I am currently reading Drifting Home by Pierre Berton. The book follows the journey of Berton and his large family as they travel along the rivers of the Yukon towards Dawson City.
In the book, Pierre Berton reflects on his father and their relationship.
It also included a story, which Berton told his children around the campfire one night on that journey. I really liked that story, so I wanted to share it in my latest post.
It is the story of The Lost Cabin of the Yukon, rumored to contain a treasure-trove of gold inside.
There are some who claim to have seen that cabin, but only in the distance. Generally they were so far gone that they couldn’t finish their journey. The odd thing is that almost everybody who claims to have seen it, places it in a different part of the country.

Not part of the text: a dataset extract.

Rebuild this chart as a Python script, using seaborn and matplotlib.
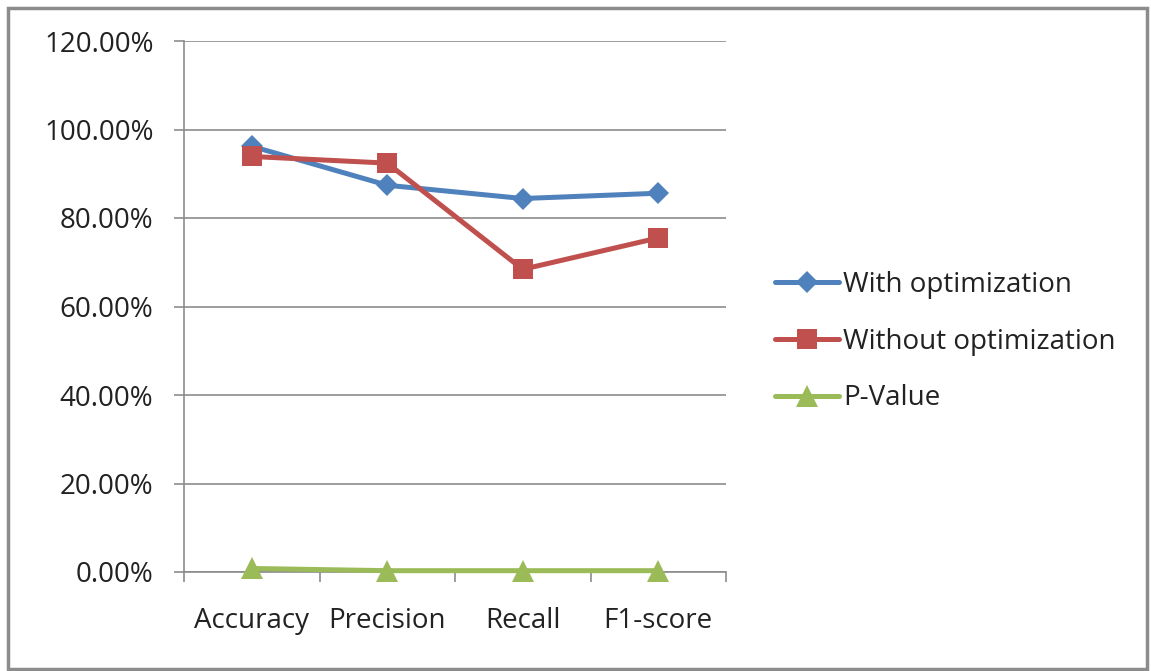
import matplotlib
matplotlib.use("Agg")
import matplotlib.pyplot as plt
import matplotlib.patches as mpatches
from matplotlib.ticker import FuncFormatter, FixedLocator
import seaborn as sns
import pandas as pd

# Evaluation metrics (fractions)
metrics = ["Accuracy", "Precision", "Recall", "F1-score"]
with_opt = [0.962, 0.874, 0.844, 0.856]
without_opt = [0.939, 0.924, 0.684, 0.755]
p_value = [0.008, 0.003, 0.003, 0.003]

series_names = ["With optimization", "Without optimization", "P-Value"]
y_ticks = [0.0, 0.2, 0.4, 0.6, 0.8, 1.0, 1.2]

df = pd.DataFrame({
    "metric": metrics * 3,
    "value": with_opt + without_opt + p_value,
    "series": [series_names[0]] * 4 + [series_names[1]] * 4 + [series_names[2]] * 4,
})

sns.set_style("white")
plt.rcParams["font.family"] = ["Open Sans", "DejaVu Sans"]

FS = 20
fig = plt.figure(figsize=(11.51, 6.71), dpi=100)
ax = fig.add_axes([184 / 1151, 1 - 572 / 671, (726 - 184) / 1151, (572 - 41) / 671])

palette = {series_names[0]: "#4F81BD", series_names[1]: "#C0504D", series_names[2]: "#9BBB59"}
markers = {series_names[0]: "D", series_names[1]: "s", series_names[2]: "^"}
sizes = {series_names[0]: 11.5, series_names[1]: 15, series_names[2]: 16}

for name in series_names:
    sub = df[df["series"] == name]
    sns.lineplot(data=sub, x="metric", y="value", ax=ax, color=palette[name],
                 marker=markers[name], markersize=sizes[name], linewidth=3.6,
                 markeredgewidth=0, label=name, sort=False, zorder=3, clip_on=False)

ax.set_xlim(-0.5, 3.5)
ax.set_ylim(0, 1.2)
ax.set_yticks(y_ticks)
ax.yaxis.set_major_formatter(FuncFormatter(lambda v, _: f"{v * 100:.2f}%"))
ax.grid(axis="y", color="#8C8C8C", linewidth=1.2)
ax.set_axisbelow(True)
ax.set_xlabel("")
ax.set_ylabel("")

# Excel-style category axis: ticks on category boundaries
ax.set_xticks(range(len(metrics)))
ax.set_xticklabels(metrics)
ax.xaxis.set_minor_locator(FixedLocator([-0.5, 0.5, 1.5, 2.5, 3.5]))
ax.tick_params(axis="x", which="major", length=0, pad=25, labelsize=FS, colors="#222222")
ax.tick_params(axis="x", which="minor", length=7, width=1.2, direction="out", color="#8C8C8C", bottom=True)
ax.tick_params(axis="y", which="major", length=7, width=1.2, direction="out", color="#8C8C8C",
               pad=15, labelsize=FS, labelcolor="#222222", left=True)

for side in ["top", "right"]:
    ax.spines[side].set_visible(False)
for side in ["left", "bottom"]:
    ax.spines[side].set_color("#8C8C8C")
    ax.spines[side].set_linewidth(1.2)

handles, labels = ax.get_legend_handles_labels()
ax.legend_.remove()
fig.legend(handles, labels, loc="upper left", bbox_to_anchor=(775 / 1151, 1 - 271 / 671),
           frameon=False, fontsize=FS, handlelength=2.3, handletextpad=0.15,
           labelspacing=1.03, borderpad=0, borderaxespad=0, labelcolor="#222222")

# Chart-area border
fig.patches.append(mpatches.Rectangle((8 / 1151, 2 / 671), 1 - 12 / 1151, 1 - 10 / 671,
                                      transform=fig.transFigure, fill=False,
                                      edgecolor="#8C8C8C", linewidth=2.5))

fig.savefig("out.png", dpi=100, facecolor="white")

A man named Charles MacGurkey, who claimed to have seen the cabin, decided he wanted to journey back to find it on the Rat River Divide. Along with another man named Krondstadt and a young person named Tubby, they ventured out in June to find the cabin. They headed towards where Bishop Stringer had once eaten his boots and gained the nickname, the Bishop Who Ate His Boots.
Around August, either by accident or with malicious intent, Tubby fell or was pushed off the edge of a cliff and impaled on a dead tree part of the way down. Tubby wasn’t dead, but taking him back to civilization meant the search for the gold of The Lost Cabin had to be aborted.
The two men didn’t want to give up their search, so they disguised the incident as an accident and left Tubby behind to die.
The going got rougher and the two men had to go on half rations as the journey seemed longer than MacGurkey remembered. By early October, the weather turned cold and the first snow began to fall. Still they pushed on, following MacGurkey’s memory of his old trail, both of them getting weaker.
By the end of the month they were out of food and lost in a blizzard so bad they couldn’t see more than a few feet in front of them. They moved on more by an act of will than anything else, following a twisting valley whose outline was barely visible in the storm. Suddenly, it hit MacGurkey, that he had seen the valley before. This revelation came to him and the storm suddenly died and there, on the high ridge above them, he could see a clump of birches as white as dead men’s bones and there, silhouetted against the sky, the dark outline of an old cabin. It was then that he knew they’d found what they were seeking.
They began to clamber up the hillside to the bench above. The cabin itself was in bad shape with a roof half caved in and the door hanging loosely on one hinge. They reached the cabin and grabbed the door. But as they did it opened, as if by itself, and it was then that they realized the cabin was occupied.
An old prospector, his hair as white as snow and his cheeks as pale as death, peered out and greeted them.
“Welcome gentleman,” he said. “Come on in, I’ve been expecting you. Got some coffee on, just waiting for you to drink it.”
He beckoned them into the cabin and poured three cups of coffee. Krondstadt said, ‘There are only two of us, you’ve handed us one cup too many.”
“Oh no,” said the prospector. “This extra cup is for your friend. Go on, pass it to him. He arrived some time ago, just after the first frost.”
And there was Tubby, with a ghastly smile on his face and the blood hardly dry on his chest and a piece of dead tree still sticking through him.
“Hello,” he said. “It took you guys a long time to find The Lost Cabin.”
Naturally, that night, it was uneasy sleeping in the forest for many in the Berton family.